I mean, I’m grateful to be 62. I’m so very fortunate to be healthy, secure, and to have people in my life whom I love and who love me back. It’s all a big enormous miracle, actually. But – wow – 62. That’s beyond being able to tell myself I’m not truly getting older yet. I am getting older. Right now. My god, I could start taking Social Security benefits! That is NOT young.
I still have the message my mom left for me two years ago when I turned 60: “Happy birthday. It’s the big six-oh, I know, but just remember, one day you’ll be 80, and 60 will seem like an age for sissies. Enjoy 60. It’s a good age to be.”
Yes. I believe you, Mom. I do. But still I cannot f-ing believe that I’m 62! For one thing, I’m not done trying to prove myself, which I sorely feel that I failed to do at 30, or 40, or 50. Would everybody just wait a goddamn minute and give me a chance to catch up? I feel like my whole life boils down to this sentiment: “But… but… wait!”
But I do have wisdom that has been years in the making. And the core of it is this: Go after the thing that you want. Go after it. What in the hell are you waiting for? The only thing that will happen if you don’t, is that you won’t get the thing that you want and you will get older while you sit on your hands thinking wistful thoughts about it. In that mode, you are building nothing but regret, which is far worse than failure.

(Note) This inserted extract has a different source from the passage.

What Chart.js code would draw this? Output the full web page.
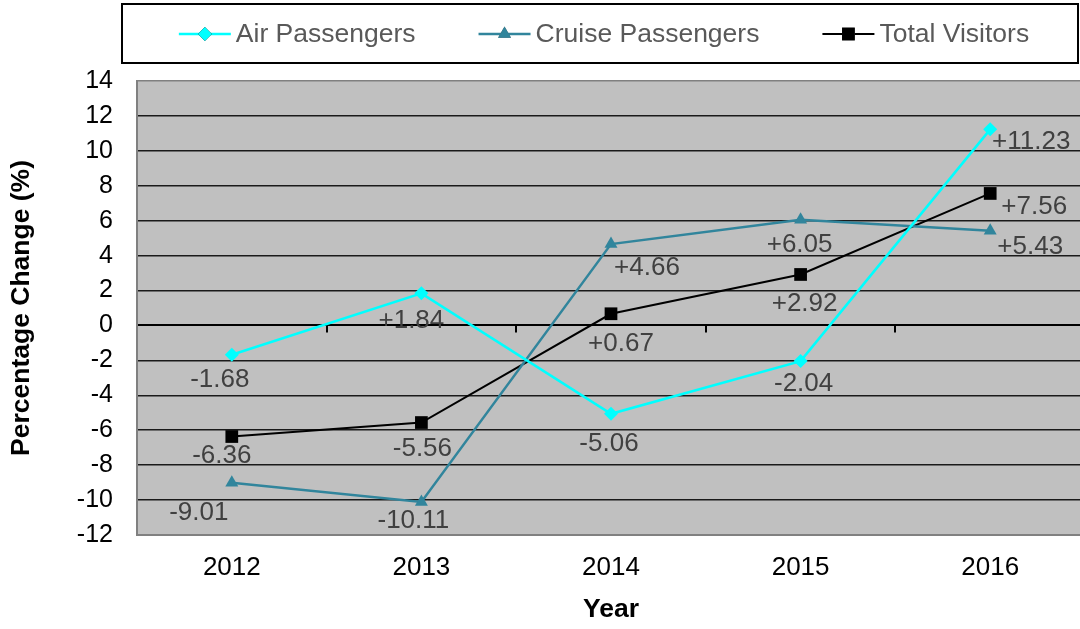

Second in my small bag of wisdom, but equally important – value yourself, and always – always, seek to enjoy. Sure, you have to work to keep yourself and those for whom you’re responsible fed, clothed, and safe. But the work and the responsibility must be balanced with pleasure – whatever brings you energy and joy. If you always operate under the principle that every dollar you could earn is a dollar you should earn; if you do not honor yourself by taking every opportunity you possibly can for fun, rejuvenation, beauty, creativity, discovery, feeling strong, laughter, and comfort… you are letting your life slip away between your fingers. Why spend your life staring at your hands, at the ebbing sand, saying “But wait! Wait!”
At this age, a positive attitude is a matter of courage and fierce determination. Laura Carstensen, Professor of Psychology and Director of the Stanford Center on Longevity has that in abundance. Listen to her TED Talk on how older adults have an edge on happiness. Then go and get your own edge. Before it’s too late.